— start —
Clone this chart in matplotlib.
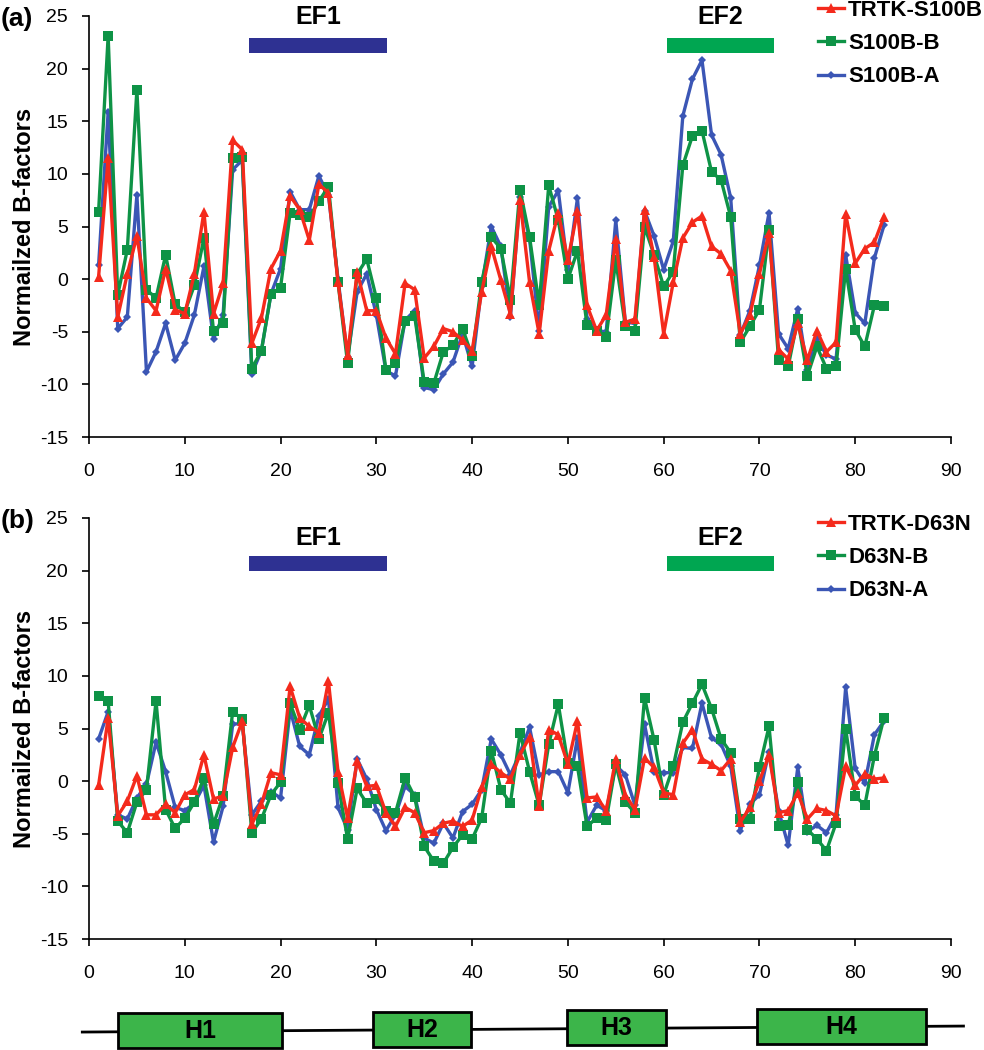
import matplotlib.pyplot as plt
from matplotlib.patches import Rectangle

plt.rcParams['font.family'] = ['Liberation Sans', 'DejaVu Sans']
plt.rcParams['axes.unicode_minus'] = False

residues = list(range(1, 84))

# panel (a)
trtk_s100b = [0.2, 11.5, -3.6, 0.5, 4.1, -1.8, -3.0, 1.0, -2.9, -3.3,
              0.5, 6.4, -3.3, -0.4, 13.2, 12.3, -6.1, -3.7, 1.0, 2.7,
              7.9, 6.6, 3.7, 9.0, 8.2, -0.3, -7.2, 0.7, -3.0, -3.0,
              -5.6, -7.1, -0.4, -1.0, -7.5, -6.4, -4.7, -5.0, -5.8, -6.8,
              -1.2, 3.1, -0.1, -3.3, 7.5, -0.3, -5.2, 2.7, 6.3, 1.8,
              6.5, -2.5, -4.9, -3.4, 3.8, -4.1, -3.8, 6.6, 2.1, -5.2,
              -0.3, 3.9, 5.4, 6.0, 3.1, 2.4, 0.8, -5.2, -3.4, 0.5,
              4.4, -6.7, -7.6, -4.2, -7.7, -4.9, -6.9, -6.0, 6.2, 1.5,
              2.9, 3.5, 5.9]
s100b_b = [6.4, 23.1, -1.5, 2.8, 18.0, -1.0, -1.8, 2.3, -2.4, -3.1,
           -0.6, 3.9, -4.9, -4.2, 11.5, 11.6, -8.5, -6.8, -1.4, -0.8,
           6.3, 6.1, 5.9, 7.4, 8.8, -0.3, -8.0, 0.5, 1.9, -1.8,
           -8.6, -8.0, -4.0, -3.5, -9.8, -9.9, -6.9, -6.3, -4.7, -7.3,
           -0.3, 4.0, 2.9, -2.0, 8.5, 4.0, -2.5, 8.9, 5.6, 0.0,
           2.7, -4.4, -4.9, -5.5, 1.8, -4.5, -4.9, 5.0, 2.3, -0.7,
           0.7, 10.8, 13.6, 14.1, 10.2, 9.4, 5.9, -6.0, -4.5, -2.9,
           4.7, -7.7, -8.3, -3.8, -9.2, -6.4, -8.5, -8.3, 1.0, -4.8,
           -6.4, -2.5, -2.6]
s100b_a = [1.3, 15.9, -4.7, -3.6, 8.0, -8.8, -6.9, -4.2, -7.7, -6.1,
           -3.4, 1.2, -5.7, -3.4, 10.4, 11.3, -9.0, -6.8, -1.4, 1.0,
           8.3, 6.6, 6.6, 9.8, 8.0, 0.0, -7.4, -1.2, 0.5, -3.4,
           -8.7, -9.2, -3.9, -3.0, -10.3, -10.5, -9.0, -7.9, -5.2, -8.3,
           -0.7, 5.0, 3.1, -3.6, 7.8, 3.8, -4.9, 6.9, 8.4, 0.9,
           7.7, -3.8, -4.9, -5.0, 5.6, -4.1, -4.2, 6.5, 4.1, 0.9,
           3.6, 15.5, 19.0, 20.8, 13.7, 11.8, 7.7, -5.3, -3.0, 1.3,
           6.3, -5.2, -6.6, -2.8, -8.6, -5.7, -7.2, -7.6, 2.3, -3.2,
           -4.2, 2.0, 5.1]

# panel (b)
trtk_d63n = [-0.4, 6.0, -3.3, -1.9, 0.5, -3.2, -3.2, -2.2, -3.0, -1.3,
             -0.8, 2.5, -1.7, -1.4, 3.2, 5.7, -4.1, -2.2, 0.8, 0.6,
             9.0, 6.0, 5.2, 4.6, 9.5, 0.9, -3.5, 1.9, -0.5, -0.4,
             -3.0, -4.3, -2.5, -3.0, -4.9, -4.7, -4.0, -3.8, -4.3, -3.7,
             -0.6, 1.6, 0.8, 0.2, 2.5, 4.2, -2.4, 4.9, 4.4, 1.6,
             5.7, -1.6, -1.5, -2.8, 2.1, -1.3, -2.7, 2.2, 1.3, -1.1,
             -1.3, 3.6, 4.9, 2.1, 1.6, 1.0, 2.1, -3.9, -2.5, 0.0,
             2.5, -3.0, -2.8, -1.1, -3.6, -2.6, -2.8, -3.3, 1.4, -0.4,
             0.7, 0.2, 0.3]
d63n_b = [8.1, 7.6, -3.8, -4.9, -2.0, -0.8, 7.6, -2.7, -4.5, -3.5,
          -2.0, 0.3, -4.1, -1.4, 6.6, 5.9, -4.9, -3.6, -1.3, -0.1,
          7.4, 4.9, 7.2, 4.0, 6.5, -0.2, -5.5, -0.7, -2.1, -1.7,
          -2.8, -3.0, 0.3, -1.5, -6.2, -7.6, -7.8, -6.3, -5.1, -5.5,
          -3.5, 2.9, -0.8, -2.1, 4.6, 0.9, -2.3, 3.5, 7.3, 1.7,
          1.4, -4.3, -3.5, -3.7, 1.6, -2.0, -3.0, 7.9, 3.9, -1.3,
          1.4, 5.6, 7.4, 9.2, 6.9, 4.0, 2.7, -3.6, -3.6, 1.3,
          5.2, -4.3, -4.2, -0.1, -4.6, -5.5, -6.6, -4.0, 5.0, -1.4,
          -2.3, 2.4, 6.0]
d63n_a = [4.0, 6.6, -3.2, -3.6, -1.6, -0.3, 3.7, 0.9, -2.5, -2.8,
          -2.1, -0.4, -5.8, -2.4, 5.4, 5.5, -3.2, -1.9, -1.0, -1.6,
          6.8, 3.3, 2.5, 6.2, 7.8, -2.5, -4.6, 2.1, 0.2, -2.7,
          -4.7, -3.2, -0.5, -1.3, -5.4, -5.9, -4.0, -5.4, -2.9, -2.2,
          -0.8, 4.0, 2.5, 0.6, 2.7, 5.1, 0.6, 0.9, 0.9, -1.1,
          4.1, -3.9, -2.3, -2.8, 1.5, 0.6, -2.3, 5.4, 0.9, 0.8,
          0.8, 3.2, 3.1, 7.4, 4.1, 3.5, 1.4, -4.7, -2.2, -1.3,
          2.8, -2.8, -6.1, 1.3, -4.8, -4.2, -4.9, -3.2, 8.9, 1.2,
          -0.2, 4.4, 5.7]

# EF-hand loops and helices (residue ranges)
ef_names = ['EF1', 'EF2']
ef_start = [16.7, 60.3]
ef_end = [31.1, 71.5]
ef_colors = ['#2E3192', '#00A651']

helix_names = ['H1', 'H2', 'H3', 'H4']
helix_start = [3.0, 29.6, 49.9, 69.7]
helix_end = [20.2, 39.9, 60.2, 87.4]

red = '#F42A1C'
green = '#0E9346'
blue = '#3B56B5'

W, H = 984, 1050
fig = plt.figure(figsize=(W / 100, H / 100), dpi=100)


def fx(px):
    return px / W


def fy(px):
    return 1 - px / H


def panel(top, bottom, tag, series, labels, ef_bar_y, ef_text_y, leg_top):
    ax = fig.add_axes([fx(89), fy(bottom), fx(951) - fx(89), fy(top) - fy(bottom)])
    styles = [(blue, 'D', 4.5), (green, 's', 6.5), (red, '^', 7.5)]
    handles = []
    for vals, (c, m, ms) in zip(series[::-1], styles):
        h, = ax.plot(residues, vals, color=c, marker=m, markersize=ms, lw=2.4,
                     markeredgewidth=0, clip_on=False)
        handles.append(h)
    ax.set_xlim(0, 90)
    ax.set_ylim(-15, 25)
    ax.set_xticks(range(0, 91, 10))
    ax.set_yticks(range(-15, 26, 5))
    for s in ['top', 'right']:
        ax.spines[s].set_visible(False)
    for s in ['left', 'bottom']:
        ax.spines[s].set_linewidth(1.2)
    ax.tick_params(direction='out', length=5, width=1.2, labelsize=14)
    ax.tick_params(axis='y', pad=10)
    ax.tick_params(axis='x', pad=14)
    ax.set_ylabel('Normailzed B-factors', fontsize=17, fontweight='bold')
    ax.yaxis.set_label_coords(-0.062, 0.5)
    for name, x0, x1, c in zip(ef_names, ef_start, ef_end, ef_colors):
        ax.add_patch(Rectangle((x0, ef_bar_y - 0.7), x1 - x0, 1.4, color=c, lw=0))
        ax.text((x0 + x1) / 2, ef_text_y, name, ha='center', va='center',
                fontsize=18, fontweight='bold')
    ax.legend(handles[::-1], labels, loc='upper left', frameon=False,
              bbox_to_anchor=(fx(818), fy(leg_top)), bbox_transform=fig.transFigure,
              borderpad=0, borderaxespad=0, handlelength=1.15, handletextpad=0.2,
              labelspacing=0.55, prop={'weight': 'bold', 'size': 16})
    fig.text(fx(1), fy(top + 3), tag, fontsize=19, fontweight='bold', va='center')
    return ax


panel(16, 437, '(a)', [trtk_s100b, s100b_b, s100b_a],
      ['TRTK-S100B', 'S100B-B', 'S100B-A'], 22.2, 24.9, 0)
panel(518, 939, '(b)', [trtk_d63n, d63n_b, d63n_a],
      ['TRTK-D63N', 'D63N-B', 'D63N-A'], 20.7, 23.1, 514)

# secondary structure strip
hx = fig.add_axes([0, 0, 1, fy(1000)])
hx.set_xlim(-89 / 9.578, (W - 89) / 9.578)
hx.set_ylim(0, 50)
hx.axis('off')


def base(x):
    return 18 + 0.065 * x


hx.plot([-0.7, 91.3], [base(-0.7), base(91.3)], color='black', lw=2, zorder=1)
for name, x0, x1 in zip(helix_names, helix_start, helix_end):
    yb = base((x0 + x1) / 2)
    hx.add_patch(Rectangle((x0, yb - 17), x1 - x0, 35, facecolor='#3CB54A',
                           edgecolor='black', lw=2, zorder=2))
    hx.text((x0 + x1) / 2, yb, name, ha='center', va='center',
            fontsize=18, fontweight='bold', zorder=3)

fig.savefig('out.png', dpi=100)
— end —
> [The task]:
Filter out all lines lacking the word "matplotlib" and copy the rest.

> [Completed exercise]:
Clone this chart in matplotlib.
import matplotlib.pyplot as plt
from matplotlib.patches import Rectangle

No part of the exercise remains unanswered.